If one of the chief purposes of an Islamic center by Ground Zero was to promote interfaith understanding, its chief backer – Imam Feisal Abdul Rauf – might want to think about building it elsewhere.
But if the Cordoba House will be about making a defiant assertion of Muslim identity and constitutional rights, the location near the fallen World Trade Center will do just fine. Whatever Rauf originally had in mind, and whoever’s to blame, that site has become an incitement to Islamophobia, and the public now sees it as a stick in the eye.
Much as he’s been maligned for defending the project, President Obama actually got things right two weeks ago – if you combine both his original statement and the half-step back he quickly took.

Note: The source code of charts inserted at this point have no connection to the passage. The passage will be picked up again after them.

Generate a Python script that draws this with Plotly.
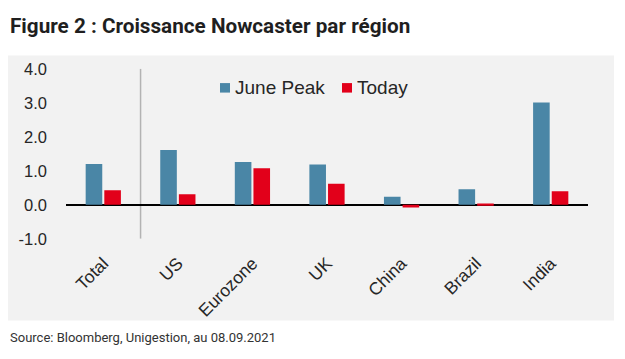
import plotly.graph_objects as go

categories = ["Total", "US", "Eurozone", "UK", "China", "Brazil", "India"]
june_peak = [1.20, 1.61, 1.26, 1.19, 0.24, 0.46, 3.01]
today = [0.43, 0.31, 1.08, 0.62, -0.08, 0.04, 0.40]
y_ticks = [-1.0, 0.0, 1.0, 2.0, 3.0, 4.0]
y_tick_labels = ["-1.0", "0.0", "1.0", "2.0", "3.0", "4.0"]
series_names = ["June Peak", "Today"]
series_colors = ["#4a86a6", "#e2001a"]

W, H = 625, 359

def px(x):
    return x / W

def py(y):
    return 1 - y / H

fig = go.Figure()
fig.add_trace(go.Bar(x=categories, y=june_peak, name=series_names[0], marker_color=series_colors[0],
                     marker_line_width=0, showlegend=False))
fig.add_trace(go.Bar(x=categories, y=today, name=series_names[1], marker_color=series_colors[1],
                     marker_line_width=0, showlegend=False))

sans = "Liberation Sans, Arial, sans-serif"
ytick_font = dict(family=sans, size=16.5, color="#262626")
xtick_font = dict(family=sans, size=17.5, color="#262626")

legend_items = [(220, 235), (342, 357)]
shapes = [
    dict(type="rect", xref="paper", yref="paper", x0=px(8), x1=px(614), y0=py(328), y1=py(49),
         fillcolor="#f2f2f2", line_width=0, layer="below"),
    dict(type="line", xref="x", yref="y", x0=0.5, x1=0.5, y0=-1, y1=4,
         line=dict(color="#b3b3b3", width=1.5), layer="below"),
]
annotations = [
    dict(text="<b>Figure 2 : Croissance Nowcaster par région</b>", xref="paper", yref="paper",
         x=px(8), y=py(18), xanchor="left", yanchor="middle", showarrow=False,
         font=dict(family="Roboto, sans-serif", size=20.7, color="#1f1f1f")),
    dict(text="Source: Bloomberg, Unigestion, au 08.09.2021", xref="paper", yref="paper",
         x=px(8), y=py(346), xanchor="left", yanchor="middle", showarrow=False,
         font=dict(family="Roboto, sans-serif", size=13, color="#333333")),
]
for (sx, tx), name, col in zip(legend_items, series_names, series_colors):
    shapes.append(dict(type="rect", xref="paper", yref="paper", x0=px(sx), x1=px(sx + 10),
                       y0=py(88), y1=py(78), fillcolor=col, line_width=0))
    annotations.append(dict(text=name, xref="paper", yref="paper", x=px(tx - 2), y=py(83),
                            xanchor="left", yanchor="middle", showarrow=False,
                            font=dict(family=sans, size=19, color="#262626")))

fig.update_layout(
    width=W, height=H,
    margin=dict(l=0, r=0, t=0, b=0),
    paper_bgcolor="white",
    plot_bgcolor="rgba(0,0,0,0)",
    barmode="group",
    bargap=0.5,
    bargroupgap=0.11,
    showlegend=False,
    xaxis=dict(domain=[px(66), px(588)], range=[-0.5, 6.5], showgrid=False, showline=False,
               ticks="", tickangle=-45, tickfont=xtick_font, ticklabelstandoff=10),
    yaxis=dict(domain=[py(242), py(63)], range=[-1, 4], tickvals=y_ticks, ticktext=y_tick_labels,
               showgrid=False, showline=False, zeroline=True, zerolinecolor="#000000",
               zerolinewidth=2, tickfont=ytick_font, ticklabelstandoff=18),
    shapes=shapes,
    annotations=annotations,
)

fig.write_html("out.html", config=dict(displayModeBar=False),
               post_script="document.body.style.margin='0';")
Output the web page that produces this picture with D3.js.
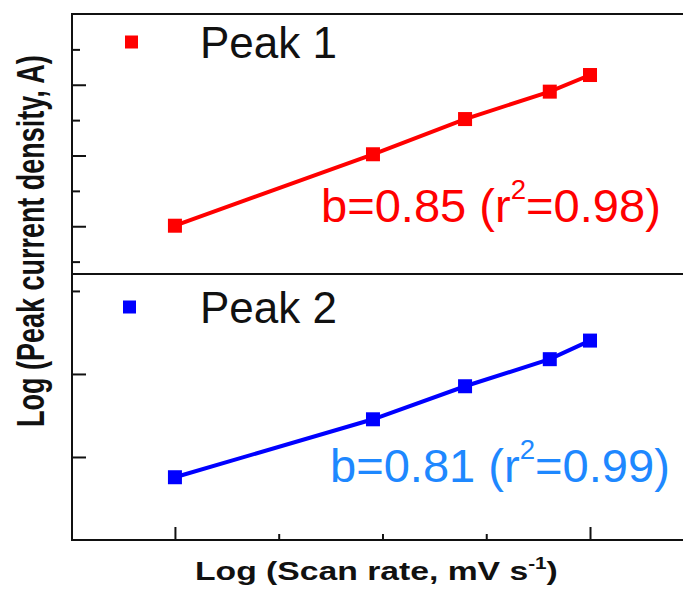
<!DOCTYPE html>
<html lang="en">
<head>
    <meta charset="UTF-8">
    <title>Peak current vs scan rate</title>
    <script src="https://cdn.jsdelivr.net/npm/d3@7"></script>
    <style>
        body { margin: 0; background: #fff; }
        svg text { font-family: Arial, "Liberation Sans", sans-serif; }
    </style>
</head>
<body>
    <svg id="chart" width="683" height="590"></svg>

    <script>
        // scan rates (mV/s) -> log
        let scanRates = [10, 30, 50, 80, 100];
        let logRate = scanRates.map(d => Math.log10(d));
        // log(peak current density)
        let peak1 = [-1.197, -0.793, -0.594, -0.439, -0.345];
        let peak2 = [-1.122, -0.773, -0.574, -0.411, -0.299];

        let xMajor = [1, 2], xMinor = [1.25, 1.5, 1.75];
        let y1Major = [-1.2, -0.8, -0.4], y1Minor = [-1.4, -1.0, -0.6, -0.2];
        let y2Major = [-1.0, -0.5], y2Minor = [0.0];

        let svg = d3.select("#chart");
        const mLeft = 72, mRight = 700, mTop = 14, mMid = 274, mBottom = 540;

        let x = d3.scaleLinear().domain([0.752, 2.265]).range([mLeft, mRight]);
        let y1 = d3.scaleLinear().domain([-1.47, 0]).range([mMid, mTop]);
        let y2 = d3.scaleLinear().domain([-1.5, 0.102]).range([mBottom, mMid]);

        // ticks (inward)
        function ticks(axis, vals, size, tx) {
            let g = svg.append("g").attr("transform", tx)
                .call(axis.tickValues(vals).tickSize(size).tickFormat(""));
            g.select(".domain").remove();
            g.selectAll("line").attr("stroke", "#111").attr("stroke-width", 2);
        }
        ticks(d3.axisLeft(y1), y1Major, -14, `translate(${mLeft},0)`);
        ticks(d3.axisLeft(y1), y1Minor, -8, `translate(${mLeft},0)`);
        ticks(d3.axisLeft(y2), y2Major, -14, `translate(${mLeft},0)`);
        ticks(d3.axisLeft(y2), y2Minor, -8, `translate(${mLeft},0)`);
        ticks(d3.axisBottom(x), xMajor, -13, `translate(0,${mBottom})`);
        ticks(d3.axisBottom(x), xMinor, -6, `translate(0,${mBottom})`);

        // frame + divider
        svg.append("rect")
            .attr("x", mLeft).attr("y", mTop)
            .attr("width", mRight - mLeft).attr("height", mBottom - mTop)
            .attr("fill", "none").attr("stroke", "#111").attr("stroke-width", 2);
        svg.append("line")
            .attr("x1", mLeft).attr("x2", mRight).attr("y1", mMid).attr("y2", mMid)
            .attr("stroke", "#111").attr("stroke-width", 2);

        function series(vals, y, color) {
            let pts = logRate.map((d, i) => [x(d), y(vals[i])]);
            svg.append("path")
                .attr("d", d3.line()(pts))
                .attr("fill", "none").attr("stroke", color).attr("stroke-width", 4);
            svg.selectAll(null).data(pts).enter().append("rect")
                .attr("x", d => d[0] - 7).attr("y", d => d[1] - 7)
                .attr("width", 14).attr("height", 14)
                .attr("fill", color);
        }
        series(peak1, y1, "#ff0000");
        series(peak2, y2, "#0000ff");

        // fit a text to a target width by horizontal scaling
        function stretch(t, w) {
            let bw = t.node().getBBox().width;
            return w / bw;
        }

        // legends
        function legend(lx, ly, color, label) {
            svg.append("rect").attr("x", lx - 7).attr("y", ly - 21)
                .attr("width", 13).attr("height", 13).attr("fill", color);
            svg.append("text").attr("x", 200).attr("y", ly + 1)
                .attr("font-size", 44).attr("fill", "#111").text(label);
        }
        legend(132, 56.5, "#ff0000", "Peak 1");
        legend(130, 321.5, "#0000ff", "Peak 2");

        // fit annotations
        function note(tx, ty, color, b, r) {
            let t = svg.append("text").attr("font-size", 46).attr("fill", color);
            t.append("tspan").text(`b=${b} (r`);
            t.append("tspan").attr("font-size", 27).attr("dy", -23).text("2");
            t.append("tspan").attr("dy", 23).text(`=${r})`);
            let s = stretch(t, 340);
            t.attr("transform", `translate(${tx},${ty}) scale(${s},1)`);
        }
        note(321, 221.5, "#ff0000", "0.85", "0.98");
        note(330, 481.5, "#1e88ff", "0.81", "0.99");

        // x label
        let xl = svg.append("text").attr("font-size", 26).attr("font-weight", "bold").attr("fill", "#111");
        xl.append("tspan").text("Log (Scan rate, mV s");
        xl.append("tspan").attr("font-size", 16).attr("dy", -11).text("-1");
        xl.append("tspan").attr("dy", 11).text(")");
        let sx = stretch(xl, 363);
        xl.attr("transform", `translate(195,580) scale(${sx},1)`);

        // y label
        let yl = svg.append("text").attr("font-size", 38).attr("font-weight", "bold").attr("fill", "#111")
            .text("Log (Peak current density, A)");
        let sy = stretch(yl, 372);
        yl.attr("transform", `translate(44,427) rotate(-90) scale(${sy},1)`);
    </script>
</body>
</html>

As he said initially, Muslims have the same right as other Americans to “not be treated differently by their government.” Next day, he said he was talking about constitutional freedoms, not the “wisdom” of the project.
No one was questioning either the wisdom or foolishness of the Cordoba House until recently, when the usual crew of mega-mouthed media rabble-rousers – thank you, Fox News – began whipping up a furor about it. It might otherwise have quietly been built, opened and absorbed by the commercial din and ethnic cacophony of Lower Manhattan.
That possibility is long gone. The project has since become an epicenter of anti-Muslim sentiment, which has rippled out to other mosque projects elsewhere in the country. The Washington Post reported Monday, for example, that citizens in Murfreesboro, Tenn., are protesting plans for an Islamic center there with such signs as “Keep Tennessee Terror Free.”